F_buoyancy > F_{balloon-weight} -> Balloon will rise to surface
F_buoyancy < F_{balloon-weight} -> Balloon will fall to bottom.

In the case of 1 m³ of oil in water, as you stated F_buoyancy = 9.8*1000kg = 9800 N & F_{balloon-weight} = 9.8*850kg = 8330 N. Therefore, F_buoyancy > F_{balloon-weight} = true -> rises to surface.

If we had 1 m³ of concrete, 2500 kg/m³, (in a balloon) then we'd end up with F_{balloon-weight} > F_buoyancy -> fall to bottom.

 

[leright]

That makes sense, to reiterate:

F_buoyancy > F_{balloon-weight} -> Balloon will rise to surface
F_buoyancy < F_{balloon-weight} -> Balloon will fall to bottom.

In the case of 1 m³ of oil in water, as you stated F_buoyancy = 9.8*1000kg = 9800 N & F_{balloon-weight} = 9.8*850kg = 8330 N. Therefore, F_buoyancy > F_{balloon-weight} = true -> rises to surface.

If we had 1 m³ of concrete, 2500 kg/m³, (in a balloon) then we'd end up with F_{balloon-weight} > F_buoyancy -> fall to bottom.

You got it!

 

[Sirsh]

You got it!

Awesome, thank you for your help!

One last thing, if I were to take my balloon 1000m under water, would there be a difference in the forces? or would they act the same. As I know that as you go deeper there is a pressure differential as Simon stated, would this apply more force onto the balloon?

 

[leright]

Awesome, thank you for your help!

One last thing, if I were to take my balloon 1000m under water, would there be a difference in the forces? or would they act the same. As I know that as you go deeper there is a pressure differential as Simon stated, would this apply more force onto the balloon?

The pressure differential is the same at all depths. As I think Simon alluded to, you can theoretically do the same calculation of the buoyant force by integrating the pressure (rho*g*h) over the whole surface area of the balloon.
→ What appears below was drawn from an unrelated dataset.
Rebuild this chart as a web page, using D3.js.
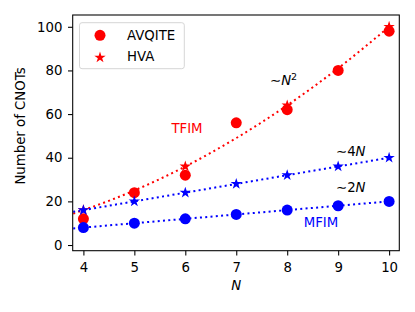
<!DOCTYPE html>
<html>
<head>
<meta charset="utf-8">
<script src="https://cdn.jsdelivr.net/npm/d3@7"></script>
<style>
  body { margin: 0; background: #fff; }
  text { font-family: "DejaVu Sans", sans-serif; }
</style>
</head>
<body>
<div id="chart"></div>
<script>
// data
const nAll = [4, 5, 6, 7, 8, 9, 10];
const nEven = [4, 6, 8, 10];
const tfimAvqite = [12, 24, 32, 56, 62, 80, 98];
const tfimHva = [16, 36, 64, 100];
const mfimAvqite = [8, 10, 12, 14, 16, 18, 20];
const mfimHva = [16, 20, 24, 28, 32, 36, 40];
// dotted guide lines (~N^2, ~4N, ~2N)
const fitN = [3.8, 4, 5, 6, 7, 8, 9, 10];
const fitN2 = [14.4, 16, 25, 36, 49, 64, 81, 100];
const fit4N = [15.2, 16, 20, 24, 28, 32, 36, 40];
const fit2N = [7.6, 8, 10, 12, 14, 16, 18, 20];
const xTicks = [4, 5, 6, 7, 8, 9, 10];
const yTicks = [0, 20, 40, 60, 80, 100];

const width = 415, height = 312;
const margin = { left: 72.7, right: 15.7, top: 15, bottom: 61.3 };
const red = "#ff0000", blue = "#0000ff";
const fs = "13.3px";

const svg = d3.select("#chart").append("svg")
  .attr("width", width)
  .attr("height", height);

const x = d3.scaleLinear().domain([3.79, 10.2]).range([margin.left, width - margin.right]);
const y = d3.scaleLinear().domain([-2.6, 105.4]).range([height - margin.bottom, margin.top]);

svg.append("clipPath").attr("id", "clip")
  .append("rect")
  .attr("x", margin.left).attr("y", margin.top)
  .attr("width", width - margin.left - margin.right)
  .attr("height", height - margin.top - margin.bottom);

const plot = svg.append("g").attr("clip-path", "url(#clip)");

function dotted(xs, ys, color, curve) {
  const pts = xs.map((d, i) => [d, ys[i]]);
  plot.append("path")
    .attr("d", d3.line().x(d => x(d[0])).y(d => y(d[1])).curve(curve)(pts))
    .attr("fill", "none")
    .attr("stroke", color)
    .attr("stroke-width", 2)
    .attr("stroke-dasharray", "2,3.3");
}

function circles(xs, ys, color) {
  plot.selectAll(null)
    .data(xs.map((d, i) => [d, ys[i]]))
    .enter().append("circle")
    .attr("cx", d => x(d[0]))
    .attr("cy", d => y(d[1]))
    .attr("r", 5.5)
    .attr("fill", color);
}

const star = d3.symbol().type(d3.symbolStar).size(40);
function stars(xs, ys, color) {
  plot.selectAll(null)
    .data(xs.map((d, i) => [d, ys[i]]))
    .enter().append("path")
    .attr("d", star)
    .attr("transform", d => "translate(" + x(d[0]) + "," + y(d[1]) + ")")
    .attr("fill", color);
}

// TFIM
dotted(fitN, fitN2, red, d3.curveMonotoneX);
stars(nEven, tfimHva, red);
circles(nAll, tfimAvqite, red);
// MFIM
dotted(fitN, fit4N, blue, d3.curveLinear);
dotted(fitN, fit2N, blue, d3.curveLinear);
stars(nAll, mfimHva, blue);
circles(nAll, mfimAvqite, blue);

// axes
const xAxis = svg.append("g")
  .attr("transform", "translate(0," + (height - margin.bottom) + ")")
  .call(d3.axisBottom(x).tickValues(xTicks).tickFormat(d3.format("d"))
    .tickSize(4.7).tickPadding(7.5).tickSizeOuter(0));
const yAxis = svg.append("g")
  .attr("transform", "translate(" + margin.left + ",0)")
  .call(d3.axisLeft(y).tickValues(yTicks).tickFormat(d3.format("d"))
    .tickSize(4.7).tickPadding(5.5).tickSizeOuter(0));
[xAxis, yAxis].forEach(a => {
  a.selectAll("text").style("font-size", fs).attr("fill", "#000").style("font-family", "DejaVu Sans");
  a.selectAll("line").attr("stroke", "#000").attr("stroke-width", 1.07);
  a.select(".domain").remove();
});

svg.append("rect")
  .attr("x", margin.left).attr("y", margin.top)
  .attr("width", width - margin.left - margin.right)
  .attr("height", height - margin.top - margin.bottom)
  .attr("fill", "none").attr("stroke", "#000").attr("stroke-width", 1.07);

// axis labels
svg.append("text")
  .attr("x", x(7)).attr("y", 290)
  .attr("text-anchor", "middle")
  .style("font-size", fs).style("font-style", "italic")
  .text("N");
svg.append("text")
  .attr("transform", "translate(25,126) rotate(-90)")
  .attr("text-anchor", "middle")
  .style("font-size", fs)
  .text("Number of CNOTs");

// annotations
svg.append("text").attr("x", 187).attr("y", 133).attr("text-anchor", "middle")
  .attr("fill", red).style("font-size", fs).text("TFIM");
svg.append("text").attr("x", 321).attr("y", 227).attr("text-anchor", "middle")
  .attr("fill", blue).style("font-size", fs).text("MFIM");

const n2 = svg.append("text").attr("x", 270).attr("y", 85).style("font-size", fs);
n2.append("tspan").text("\u223C");
n2.append("tspan").style("font-style", "italic").text("N");
n2.append("tspan").attr("dy", -5.5).style("font-size", "9.5px").text("2");

const f4 = svg.append("text").attr("x", 336).attr("y", 155.7).style("font-size", fs);
f4.append("tspan").text("\u223C4");
f4.append("tspan").style("font-style", "italic").text("N");

const f2 = svg.append("text").attr("x", 336).attr("y", 191.7).style("font-size", fs);
f2.append("tspan").text("\u223C2");
f2.append("tspan").style("font-style", "italic").text("N");

// legend
const legend = svg.append("g");
legend.append("rect")
  .attr("x", 79.5).attr("y", 22.7).attr("width", 104.8).attr("height", 46)
  .attr("rx", 2.5)
  .attr("fill", "#fff").attr("fill-opacity", 0.8)
  .attr("stroke", "#d6d6d6").attr("stroke-width", 1);
legend.append("circle").attr("cx", 100).attr("cy", 35.3).attr("r", 5.5).attr("fill", red);
legend.append("path").attr("d", star).attr("transform", "translate(100,57.5)").attr("fill", red);
legend.append("text").attr("x", 127).attr("y", 39.5).style("font-size", fs).text("AVQITE");
legend.append("text").attr("x", 127).attr("y", 61.2).style("font-size", fs).text("HVA");
</script>
</body>
</html>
The resulting force will be the same at all depths. This is not a real easy calculation though.

Also, If there was no balloon what takes its place in the volume the balloon would have took up? Water! The water around that water must exert a force to "hold it up", which is equal to the weight of the water being "held up". That was Archimede's original reasoning I believe.